The 70 acre site falls on land mostly owned by the local authority, which gives them enormous power and control – and in turn, it should lead to less construction problems and more certainty of achieving the goals the plan has set itself. And the plan is a big one … over 5,000 new homes, 75,000 square metres of new leisure and retail facilities, a brand new and completely pedestrian friendly town centre, the demolition of ugly existing retail space and old outdated residential estates and an ambitious eco-friendly zero-carbon infrastructure for water, heating and communication networks.

And all this by 2020. So far, the project is well underway and by 2014 the developers expect the shopping centre to be demolished, the new shopping mall construction to have begun and most of the existing old-style residential estate units at Heygate to be demolished and land made ready for redevelopment.

One of the first of the residential schemes to be completed was Wansley Street, where chic and stylish but affordable 1, 2 and 3 bedroomed homes were created. Despite falling values nationally and the UK market crash, all homes on this early completed development have been sold. It’s a success story I think will repeat itself over and over again, as each new phase is completed.

Elephant & Castle is certainly changing. And right now there is the opportunity to get a good deal at the ground floor of this massive transformation. Whether the opportunity will still be there in a year or two is another question, but for now … I would recommend taking a closer look at what’s on offer.
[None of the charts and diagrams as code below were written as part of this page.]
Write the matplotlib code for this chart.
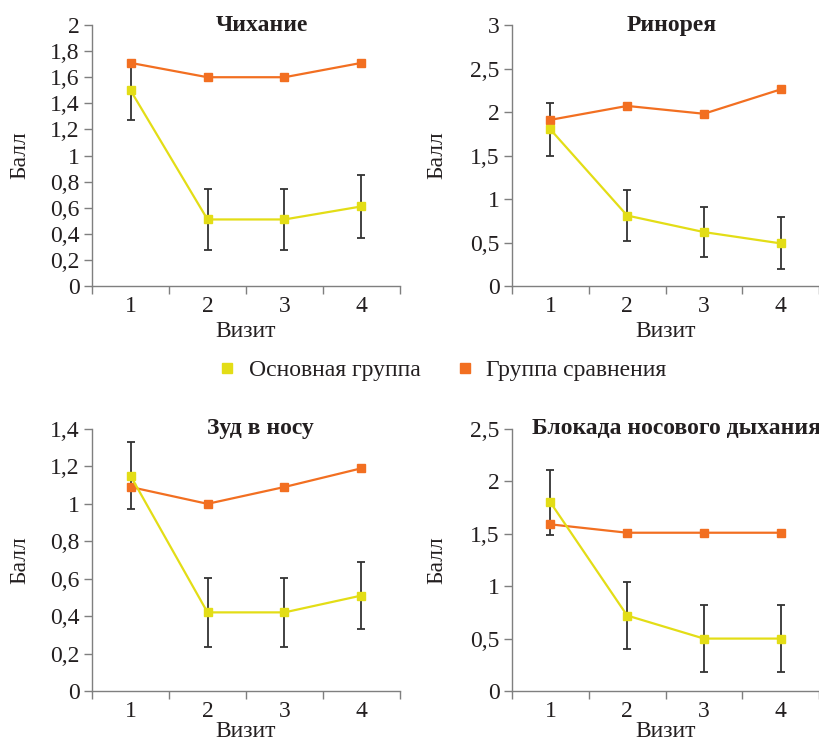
import matplotlib
matplotlib.use('Agg')
import matplotlib.pyplot as plt
from matplotlib.lines import Line2D
from matplotlib.ticker import FuncFormatter, FixedLocator

plt.rcParams['font.family'] = ['Liberation Serif', 'DejaVu Serif']
plt.rcParams['font.size'] = 17

visits = [1, 2, 3, 4]
series_names = ['Основная группа', 'Группа сравнения']
yellow = '#e3dd16'
orange = '#f26f21'

# Чихание
sneeze_main = [1.50, 0.51, 0.51, 0.61]
sneeze_main_err = [0.225, 0.235, 0.235, 0.24]
sneeze_ctrl = [1.71, 1.60, 1.60, 1.71]

# Ринорея
rhino_main = [1.80, 0.81, 0.62, 0.49]
rhino_main_err = [0.30, 0.29, 0.29, 0.30]
rhino_ctrl = [1.91, 2.07, 1.98, 2.26]

# Зуд в носу
itch_main = [1.15, 0.42, 0.42, 0.51]
itch_main_err = [0.18, 0.185, 0.185, 0.18]
itch_ctrl = [1.09, 1.00, 1.09, 1.19]

# Блокада носового дыхания
block_main = [1.80, 0.72, 0.50, 0.50]
block_main_err = [0.31, 0.32, 0.32, 0.32]
block_ctrl = [1.59, 1.51, 1.51, 1.51]

titles = ['Чихание', 'Ринорея', 'Зуд в носу', 'Блокада носового дыхания']
y_max = [2, 3, 1.4, 2.5]
y_step = [0.2, 0.5, 0.2, 0.5]


def comma_fmt(v, pos):
    return f'{round(v, 2):g}'.replace('.', ',')


def draw_panel(ax, title, main, main_err, ctrl, ymax, ystep, title_x, ylabel_x, xlabel_y):
    ax.errorbar(visits, main, yerr=main_err, fmt='none', ecolor='#333333',
                elinewidth=1.3, capsize=3, capthick=1.3, zorder=1)
    ax.plot(visits, ctrl, color=orange, lw=1.6, marker='s', ms=6, zorder=3)
    ax.plot(visits, main, color=yellow, lw=1.6, marker='s', ms=6, zorder=4)

    ax.set_xlim(0.5, 4.5)
    ax.set_ylim(0, ymax)
    n = int(round(ymax / ystep))
    ax.yaxis.set_major_locator(FixedLocator([i * ystep for i in range(n + 1)]))
    ax.yaxis.set_major_formatter(FuncFormatter(comma_fmt))
    ax.set_xticks(visits)
    ax.set_xticks([0.5, 1.5, 2.5, 3.5, 4.5], minor=True)
    ax.tick_params(axis='x', which='major', length=0, pad=7, colors='#231f20')
    ax.tick_params(axis='x', which='minor', length=6, width=1, color='#7f7f7f', direction='out')
    ax.tick_params(axis='y', length=6, width=1, direction='out', colors='#231f20', pad=3)
    ax.tick_params(axis='y', color='#7f7f7f')

    for side in ['top', 'right']:
        ax.spines[side].set_visible(False)
    for side in ['left', 'bottom']:
        ax.spines[side].set_color('#7f7f7f')
        ax.spines[side].set_linewidth(1)

    ax.text(title_x, 1.0, title, transform=ax.transAxes, ha='center', va='center',
            fontweight='bold', fontsize=17, color='#231f20')
    ax.set_ylabel('Балл', color='#231f20')
    ax.yaxis.set_label_coords(ylabel_x, 0.5)
    ax.set_xlabel('Визит', color='#231f20')
    ax.xaxis.set_label_coords(0.5, xlabel_y)
    ax.set_facecolor('none')


fig = plt.figure(figsize=(8.2, 7.45), dpi=100)
ax1 = fig.add_axes([0.1122, 0.6161, 0.3756, 0.3503])
ax2 = fig.add_axes([0.6244, 0.6161, 0.3744, 0.3503])
ax3 = fig.add_axes([0.1122, 0.0725, 0.3756, 0.3517])
ax4 = fig.add_axes([0.6244, 0.0725, 0.3744, 0.3517])

draw_panel(ax1, titles[0], sneeze_main, sneeze_main_err, sneeze_ctrl, y_max[0], y_step[0], 0.552, -0.20, -0.135)
draw_panel(ax2, titles[1], rhino_main, rhino_main_err, rhino_ctrl, y_max[1], y_step[1], 0.521, -0.21, -0.135)
draw_panel(ax3, titles[2], itch_main, itch_main_err, itch_ctrl, y_max[2], y_step[2], 0.548, -0.20, -0.115)
draw_panel(ax4, titles[3], block_main, block_main_err, block_ctrl, y_max[3], y_step[3], 0.537, -0.21, -0.115)

handles = [Line2D([], [], color=c, marker='s', ms=7.5, linestyle='none') for c in [yellow, orange]]
fig.legend(handles, series_names, loc='center', bbox_to_anchor=(0.535, 0.503), ncol=2,
           frameon=False, handletextpad=0.2, columnspacing=1.2, handlelength=1.4,
           fontsize=17, labelcolor='#231f20')

fig.savefig('out.png', dpi=100)
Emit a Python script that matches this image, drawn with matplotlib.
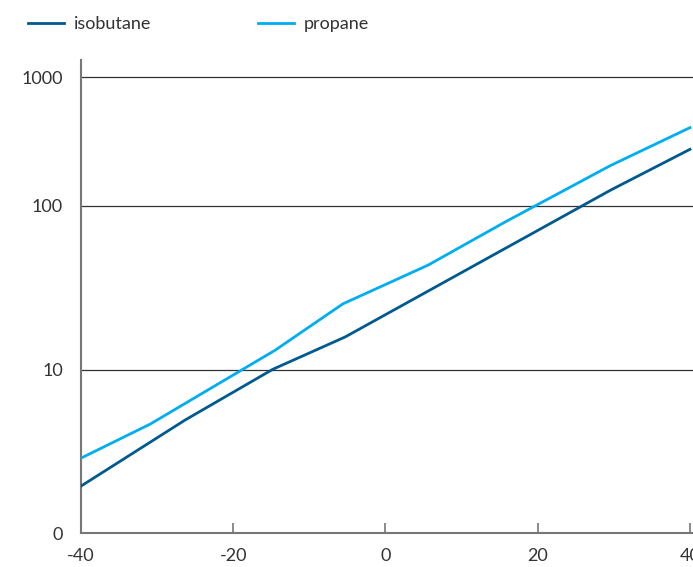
import numpy as np
import matplotlib
matplotlib.use("Agg")
import matplotlib.pyplot as plt

plt.rcParams['font.family'] = ['Lato', 'DejaVu Sans']
plt.rcParams['axes.unicode_minus'] = False

# temperature (deg C) vs vapour pressure
iso_temp = [-40, -26.3, -14.8, -5.3, 29.6, 40]
iso_pres = [1.94, 4.94, 10.1, 15.9, 133, 275]

prop_temp = [-40, -30.9, -14.5, -5.6, 5.6, 15.7, 29.5, 40]
prop_pres = [2.88, 4.66, 13.2, 25.3, 43.6, 79.8, 205, 405]

y_ticks = [1, 10, 100, 1000]
y_labels = ['0', '10', '100', '1000']
x_ticks = [-40, -20, 0, 20, 40]

# the original axis is not evenly spaced between decades
dec = np.array([0.0, 1.0, 2.0, 3.0])
pos = np.array([0.0, 163.0, 327.0, 456.0])


def fwd(v):
    lv = np.log10(np.clip(np.asarray(v, dtype=float), 1e-6, None))
    out = np.interp(lv, dec, pos)
    hi = lv > dec[-1]
    lo = lv < dec[0]
    out = np.where(hi, pos[-1] + (lv - dec[-1]) * (pos[-1] - pos[-2]), out)
    out = np.where(lo, lv * (pos[1] - pos[0]), out)
    return out


def inv(p):
    p = np.asarray(p, dtype=float)
    lv = np.interp(p, pos, dec)
    hi = p > pos[-1]
    lo = p < pos[0]
    lv = np.where(hi, dec[-1] + (p - pos[-1]) / (pos[-1] - pos[-2]), lv)
    lv = np.where(lo, p / (pos[1] - pos[0]), lv)
    return 10 ** lv


fig = plt.figure(figsize=(6.93, 5.67), dpi=100)
ax = fig.add_axes([81 / 693, 34 / 567, 612 / 693, 473 / 567])

ax.set_yscale('function', functions=(fwd, inv))
ax.set_ylim(1, inv(473.0))
ax.set_xlim(-40, 40.4)

for t in y_ticks[1:]:
    ax.axhline(t, color='#333333', lw=0.9, zorder=1)

ax.plot(iso_temp, iso_pres, color='#005A8E', lw=2.0, label='isobutane', zorder=3)
ax.plot(prop_temp, prop_pres, color='#00AEEF', lw=2.0, label='propane', zorder=3)

ax.set_yticks(y_ticks)
ax.set_yticklabels(y_labels)
ax.yaxis.set_minor_locator(matplotlib.ticker.NullLocator())
ax.set_xticks(x_ticks)
ax.tick_params(axis='y', length=0, pad=13, labelsize=13, labelcolor='#333333')
ax.tick_params(axis='x', direction='in', length=7, width=1.2, color='#777777',
               pad=11, labelsize=13, labelcolor='#333333')

for s in ['top', 'right']:
    ax.spines[s].set_visible(False)
for s in ['left', 'bottom']:
    ax.spines[s].set_color('#777777')
    ax.spines[s].set_linewidth(1.5)

fig.legend(loc='upper left', bbox_to_anchor=(12 / 693, 1 - 0 / 567), ncol=2,
           frameon=False, fontsize=13, handlelength=2.0, handletextpad=0.55,
           columnspacing=5.9, labelcolor='#333333')

fig.savefig('out.png', dpi=100)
Average house prices in Elephant & Castle are currently just over £324,000 and apartments averaging about £224,000 (remember, this IS London). Imagine what average prices might be once the housing market recovers and this impressive regeneration scheme completes. Will you be enjoying a celebratory champagne, sat outside one of the new Elephant & Castle wine bars – or will you be sipping a cold beer right where you are now, thinking about what might have been?